VGU provides Doctoral programs in Computational Engineering (COM), Computer Science (CSE), Sustainable Urban Development (SUD), and Sustainable Production Engineering (SPE). Doctoral students will be exempted from the tuition fee and have the opportunity to join a variety of projects with his/her supervisors and colleagues at VGU as a member and/or principal investigators.

==== Tuition Fees and Scholarships ====
The tuition fees become due at the beginning of each semester. Due to generous support by Vietnamese and German institutions, the tuition fees at VGU are quite moderate. Furthermore, VGU offers various scholarships to 25% of the students.

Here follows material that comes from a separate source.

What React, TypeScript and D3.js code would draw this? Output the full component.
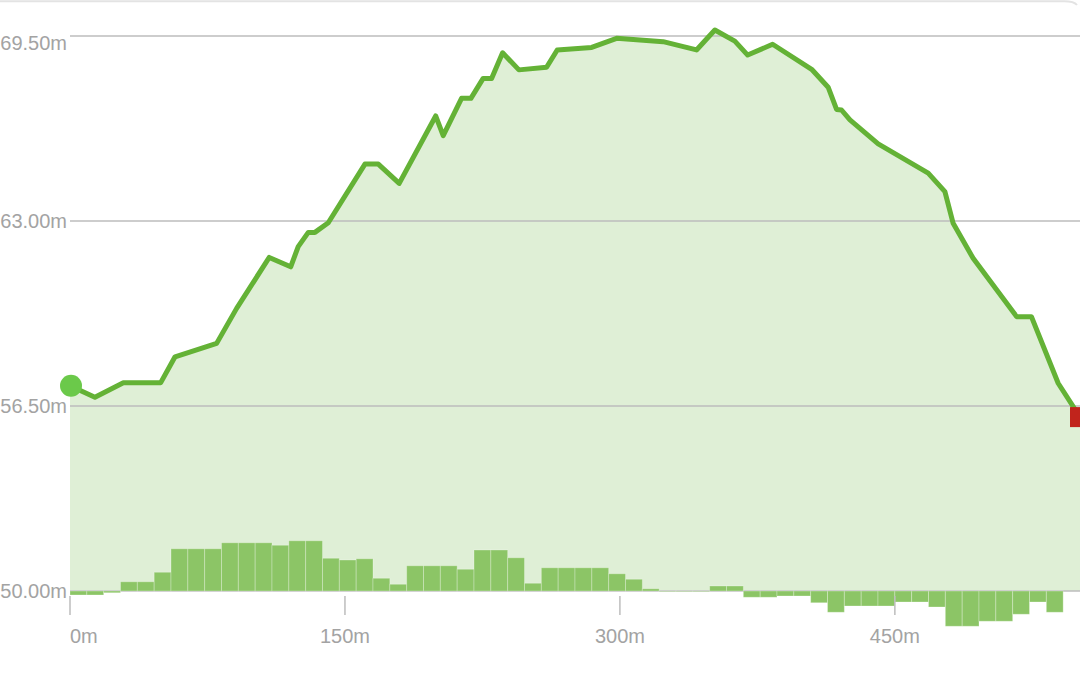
import * as d3 from "d3";
import React, { useEffect, useRef } from "react";

const W = 1080;
const H = 675;

// elevation profile, distance in metres along the route
const distances = [
    0, 13.6, 29.1, 49.5, 57.3, 80.0, 90.9, 108.7, 120.4, 124.5, 130.0, 133.6,
    140.9, 160.9, 168.2, 179.6, 199.5, 203.6, 213.6, 218.7, 225.4, 230.0, 236.0,
    244.9, 260.0, 265.8, 284.6, 298.2, 323.6, 341.8, 351.8, 362.7, 369.7, 383.3,
    404.6, 413.6, 418.2, 420.9, 425.5, 440.9, 468.2, 477.3, 481.8, 492.7, 516.4,
    524.5, 539.1, 551.0,
];
const elevations = [
    57.21, 56.81, 57.32, 57.32, 58.23, 58.7, 59.93, 61.72, 61.39, 62.1, 62.6, 62.6,
    62.94, 65.0, 65.0, 64.32, 66.69, 66.0, 67.31, 67.31, 68.01, 68.01, 68.91,
    68.31, 68.4, 69.01, 69.1, 69.42, 69.3, 69.01, 69.71, 69.32, 68.83, 69.21,
    68.33, 67.7, 66.92, 66.9, 66.55, 65.71, 64.68, 64.03, 62.92, 61.69, 59.64,
    59.64, 57.3, 56.11,
];

// gradient (%) per equal segment of the route
const grades = [
    -0.8, -0.8, -0.35, 1.85, 1.85, 3.75, 8.45, 8.45, 8.45, 9.65, 9.65, 9.65,
    9.15, 10.05, 10.05, 6.55, 6.2, 6.45, 2.55, 1.35, 5.05, 5.05, 5.05, 4.35,
    8.2, 8.2, 6.65, 1.55, 4.65, 4.65, 4.65, 4.65, 3.45, 2.35, 0.45, -0.1,
    -0.1, -0.1, 1.0, 1.0, -1.25, -1.25, -1.0, -1.0, -2.35, -4.25, -3.0, -3.0,
    -3.0, -2.2, -2.2, -3.2, -7.05, -7.05, -6.05, -6.05, -4.65, -2.2, -4.25, 0,
];

const totalDistance = 551;
const yTicks = [50, 56.5, 63, 69.5];
const xTicks = [0, 150, 300, 450];

const lineColor = "#64b236";
const fillColor = "#dfefd6";
const barColor = "#8cc566";
const gridColor = "#bdbdbd";
const labelColor = "#a3a3a3";
const font = "'Liberation Sans', Arial, Helvetica, sans-serif";

export default function App() {
    const svgRef = useRef<SVGSVGElement | null>(null);

    useEffect(() => {
        if (!svgRef.current) return;
        const svg = d3.select(svgRef.current);
        svg.selectAll("*").remove();

        const x = d3.scaleLinear().domain([0, totalDistance]).range([70, 1080]);
        const y = d3.scaleLinear().domain([50, 69.5]).range([591, 36]);
        const g = d3.scaleLinear().domain([-10, 10]).range([y(50) + 50, y(50) - 50]);

        const pts = distances.map((d, i) => [d, elevations[i]] as [number, number]);

        /* ---------- card border ---------- */
        svg
            .append("path")
            .attr("d", "M-10,1.2 H1064 Q1074,1.2 1077,5")
            .attr("fill", "none")
            .attr("stroke", "#e3e3e3")
            .attr("stroke-width", 2);

        /* ---------- area ---------- */
        const area = d3
            .area<[number, number]>()
            .x((d) => x(d[0]))
            .y0(y(50))
            .y1((d) => y(d[1]));

        svg.append("path").datum(pts).attr("d", area).attr("fill", fillColor);

        /* ---------- grid + y labels ---------- */
        yTicks.forEach((t, i) => {
            const yy = y(t);
            svg
                .append("line")
                .attr("x1", x(0))
                .attr("x2", W)
                .attr("y1", yy)
                .attr("y2", yy)
                .attr("stroke", gridColor)
                .attr("stroke-width", 1.5);

            svg
                .append("text")
                .attr("x", 67)
                .attr("y", i === yTicks.length - 1 ? yy + 14 : yy + 7)
                .attr("text-anchor", "end")
                .attr("font-family", font)
                .attr("font-size", 20)
                .attr("fill", labelColor)
                .text(`${t.toFixed(2)}m`);
        });

        /* ---------- gradient bars ---------- */
        const step = totalDistance / grades.length;
        svg
            .append("g")
            .selectAll("rect")
            .data(grades)
            .join("rect")
            .attr("x", (_, i) => x(i * step))
            .attr("width", (_, i) => x((i + 1) * step) - x(i * step))
            .attr("y", (v) => Math.min(g(v), g(0)))
            .attr("height", (v) => Math.abs(g(v) - g(0)))
            .attr("fill", barColor)
            .attr("stroke", "rgba(255,255,255,0.28)")
            .attr("stroke-width", 1);

        /* ---------- x axis ---------- */
        xTicks.forEach((t, i) => {
            const xx = x(t);
            svg
                .append("line")
                .attr("x1", xx)
                .attr("x2", xx)
                .attr("y1", 596)
                .attr("y2", 615)
                .attr("stroke", gridColor)
                .attr("stroke-width", 1.5);

            svg
                .append("text")
                .attr("x", i === 0 ? xx : xx)
                .attr("y", 643)
                .attr("text-anchor", i === 0 ? "start" : "middle")
                .attr("font-family", font)
                .attr("font-size", 20)
                .attr("fill", labelColor)
                .text(`${t}m`);
        });

        /* ---------- profile line ---------- */
        const line = d3
            .line<[number, number]>()
            .x((d) => x(d[0]))
            .y((d) => y(d[1]));

        svg
            .append("path")
            .datum(pts)
            .attr("d", line)
            .attr("fill", "none")
            .attr("stroke", lineColor)
            .attr("stroke-width", 5)
            .attr("stroke-linejoin", "round");

        /* ---------- start / end markers ---------- */
        const first = pts[0];
        const last = pts[pts.length - 1];

        svg
            .append("circle")
            .attr("cx", x(first[0]) + 1)
            .attr("cy", y(first[1]))
            .attr("r", 11)
            .attr("fill", "#6bc94a");

        svg
            .append("rect")
            .attr("x", x(last[0]) - 10)
            .attr("y", y(last[1]) - 10)
            .attr("width", 20)
            .attr("height", 20)
            .attr("fill", "#c1241c");
    }, []);

    return (
        <svg
            ref={svgRef}
            width={W}
            height={H}
            style={{ position: "absolute", left: 0, top: 0, background: "#fff" }}
        />
    );
}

The scholarships are valued at 25% to 100% of VGU's tuition fees.

== Research ==
It is VGU's goal to become a leading research university in Vietnam and the region within the next few years. Therefore, interdisciplinary research schools and centers, following the German model, are to be established. VGU plans to build up a “Research Centre for High-Tech Engineering and Sustainability”. It is to be structured as a foundation for single research centers. Five main areas of research have been identified:
Energy and Lighting Technology,
Traffic, Transport and Logistics,
Water Technologies and Water Resource Management,
Sustainable Urban Development, and
Green Technologies and Resource Management.
In March 2010, VGU's first research centre, the “Vietnamese–German Transport Research Centre” (VGTRC), was founded.

== Campus ==
VGU opened its new campus in 2023 at Bến Cát Town, Bình Dương, Vietnam. It is a bigger, more modern and more equipped new campus with state-of-the-art facilities with engineering labs, sports complex, events hall, etc. The World Bank loan of US$180 million, which was approved in June 2010, is mainly for the construction of this new campus. The new campus is now located in Binh Duong Province, 45 km away from HCMC. Next to its teaching buildings, the plans also include VGU's research centers and dormitories. The construction of the new campus is to follow the latest sustainable technologies: renewable energies, ecological construction methods, etc.